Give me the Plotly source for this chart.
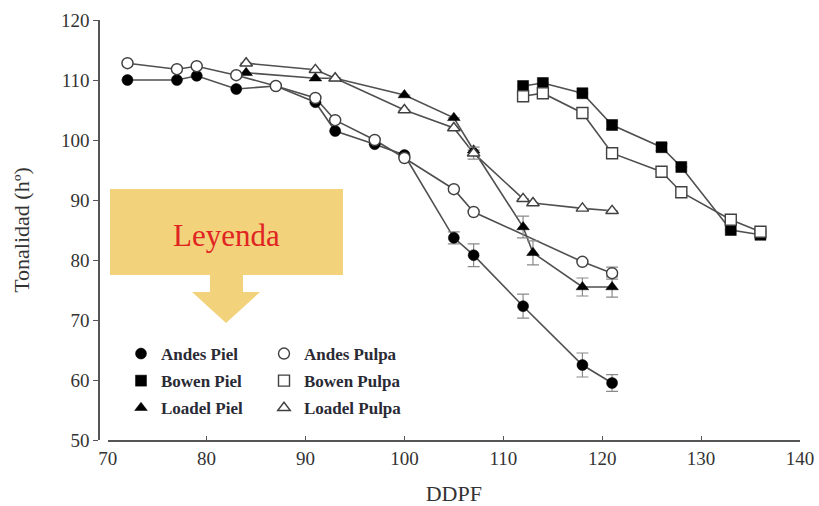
import plotly.graph_objects as go

# ---------------- data ----------------
andes_x = [72, 77, 79, 83, 87, 91, 93, 97, 100, 105, 107, 112, 118, 121]
andes_piel = [110.0, 110.0, 110.7, 108.5, 109.0, 106.3, 101.5, 99.3, 97.5, 83.7, 80.8, 72.3, 62.5, 59.5]
andes_piel_err = [0, 0, 0, 0, 0, 0, 0, 0, 0, 1.0, 1.9, 2.0, 2.0, 1.4]

andes_pulpa_x = [72, 77, 79, 83, 87, 91, 93, 97, 100, 105, 107, 118, 121]
andes_pulpa = [112.8, 111.8, 112.3, 110.8, 109.0, 107.0, 103.3, 100.0, 97.0, 91.8, 88.0, 79.7, 77.8]
andes_pulpa_err = [0, 0, 0, 0, 0, 0, 0, 0, 0, 0, 0, 0, 1.0]

bowen_x = [112, 114, 118, 121, 126, 128, 133, 136]
bowen_piel = [109.0, 109.5, 107.8, 102.5, 98.8, 95.5, 85.0, 84.2]
bowen_piel_err = [0, 0, 0, 0.6, 0.6, 0, 0, 0.5]
bowen_pulpa = [107.3, 107.8, 104.5, 97.8, 94.7, 91.3, 86.7, 84.7]
bowen_pulpa_err = [0, 0, 0, 0, 0, 0, 0, 0]

loadel_x = [84, 91, 93, 100, 105, 107, 112, 113, 118, 121]
loadel_piel = [111.2, 110.3, 110.3, 107.5, 103.7, 98.3, 85.5, 81.2, 75.5, 75.5]
loadel_piel_err = [0, 0, 0, 0, 0, 0, 1.8, 2.0, 1.5, 1.7]
loadel_pulpa = [112.8, 111.7, 110.3, 105.0, 102.0, 97.8, 90.2, 89.5, 88.6, 88.2]
loadel_pulpa_err = [0, 0, 0, 0, 0, 1.0, 0, 0, 0, 0]

x_ticks = [70, 80, 90, 100, 110, 120, 130, 140]
y_ticks = [50, 60, 70, 80, 90, 100, 110, 120]

# ---------------- style ----------------
W, H = 819, 506
ML, MR, MT, MB = 99, 19, 20, 66
PW, PH = W - ML - MR, H - MT - MB
FONT = "Liberation Serif"
LINE_C = "#505050"
EDGE_C = "#404040"
ERR_C = "#8a8a8a"
MS = 11


def px(x):
    # x in page pixels -> paper fraction
    return (x - ML) / PW


def py(y):
    return (H - MB - y) / PH


series = [
    ("Andes Piel", andes_x, andes_piel, andes_piel_err, "circle", True, "legend"),
    ("Bowen Piel", bowen_x, bowen_piel, bowen_piel_err, "square", True, "legend"),
    ("Loadel Piel", loadel_x, loadel_piel, loadel_piel_err, "triangle-up", True, "legend"),
    ("Andes Pulpa", andes_pulpa_x, andes_pulpa, andes_pulpa_err, "circle", False, "legend2"),
    ("Bowen Pulpa", bowen_x, bowen_pulpa, bowen_pulpa_err, "square", False, "legend2"),
    ("Loadel Pulpa", loadel_x, loadel_pulpa, loadel_pulpa_err, "triangle-up", False, "legend2"),
]

fig = go.Figure()

# connecting lines first (behind markers)
for name, xs, ys, err, sym, filled, lg in series:
    fig.add_trace(go.Scatter(
        x=xs, y=ys, mode="lines", showlegend=False, hoverinfo="skip",
        line=dict(color=LINE_C, width=1.6),
    ))

for name, xs, ys, err, sym, filled, lg in series:
    fig.add_trace(go.Scatter(
        x=xs, y=ys, mode="markers", name=name, legend=lg, legendgroup=name,
        error_y=dict(type="data", array=err, visible=True, color=ERR_C,
                     thickness=1.2, width=6),
        marker=dict(symbol=sym, size=MS,
                    color="black" if filled else "white",
                    line=dict(color="black" if filled else EDGE_C,
                              width=0.5 if filled else 1.4)),
    ))

# decorative yellow "Leyenda" arrow box (pixel geometry -> paper coords)
pts = [(110, 189), (343, 189), (343, 275), (243, 275), (243, 292), (260, 292),
       (226, 323), (192, 292), (210, 292), (210, 275), (110, 275)]
path = "M " + " L ".join(f"{px(a):.4f},{py(b):.4f}" for a, b in pts) + " Z"
fig.add_shape(type="path", path=path, xref="paper", yref="paper",
              fillcolor="#F2D27A", line=dict(width=0), layer="below")

fig.add_annotation(text="Leyenda", x=px(226), y=py(236), xref="paper", yref="paper",
                   xanchor="center", yanchor="middle", showarrow=False,
                   font=dict(family=FONT, size=31, color="#E02424"))

legend_common = dict(
    font=dict(family=FONT, size=17, color="#2a2a35", weight="bold"),
    bgcolor="rgba(0,0,0,0)", borderwidth=0,
    xanchor="left", yanchor="top",
    tracegroupgap=2, traceorder="grouped", itemsizing="trace",
)

AX_C = "#555555"
TXT_C = "#333333"

fig.update_layout(
    width=W, height=H,
    margin=dict(l=ML, r=MR, t=MT, b=MB),
    paper_bgcolor="white", plot_bgcolor="white",
    font=dict(family=FONT, color=TXT_C),
    legend=dict(x=px(121), y=py(336), **legend_common),
    legend2=dict(x=px(264), y=py(336), **legend_common),
    xaxis=dict(
        range=[70, 140], domain=[px(107.7), 1], anchor="y", automargin=False,
        tickvals=x_ticks, ticks="inside", ticklen=4, tickwidth=1.3, tickcolor=AX_C,
        showline=True, linecolor=AX_C, linewidth=1.5,
        showgrid=False, zeroline=False,
        tickfont=dict(family=FONT, size=19, color=TXT_C),
        title=dict(text="DDPF", font=dict(family=FONT, size=22, color=TXT_C), standoff=20),
    ),
    yaxis=dict(
        range=[50, 120], domain=[0, 1], anchor="free", position=0, automargin=False,
        tickvals=y_ticks, ticks="outside", ticklen=5, tickwidth=1.3, tickcolor=AX_C,
        showline=True, linecolor=AX_C, linewidth=1.5,
        showgrid=False, zeroline=False,
        tickfont=dict(family=FONT, size=19, color=TXT_C),
        title=dict(text="Tonalidad (hº)", font=dict(family=FONT, size=22, color=TXT_C), standoff=24),
    ),
)

# remove the default 8px page margin so the figure fills the window exactly
fig.write_html(
    "out.html",
    config={"displayModeBar": False},
    post_script="document.body.style.margin='0';document.body.style.overflow='hidden';",
)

------------------------------------

• _Exercise objective_
Leave out the pictures and repeat exactly the lines from the start of the material through the line that contains "import plotly.graph_objects as go", both included.

• _Task answer_
Give me the Plotly source for this chart.
import plotly.graph_objects as go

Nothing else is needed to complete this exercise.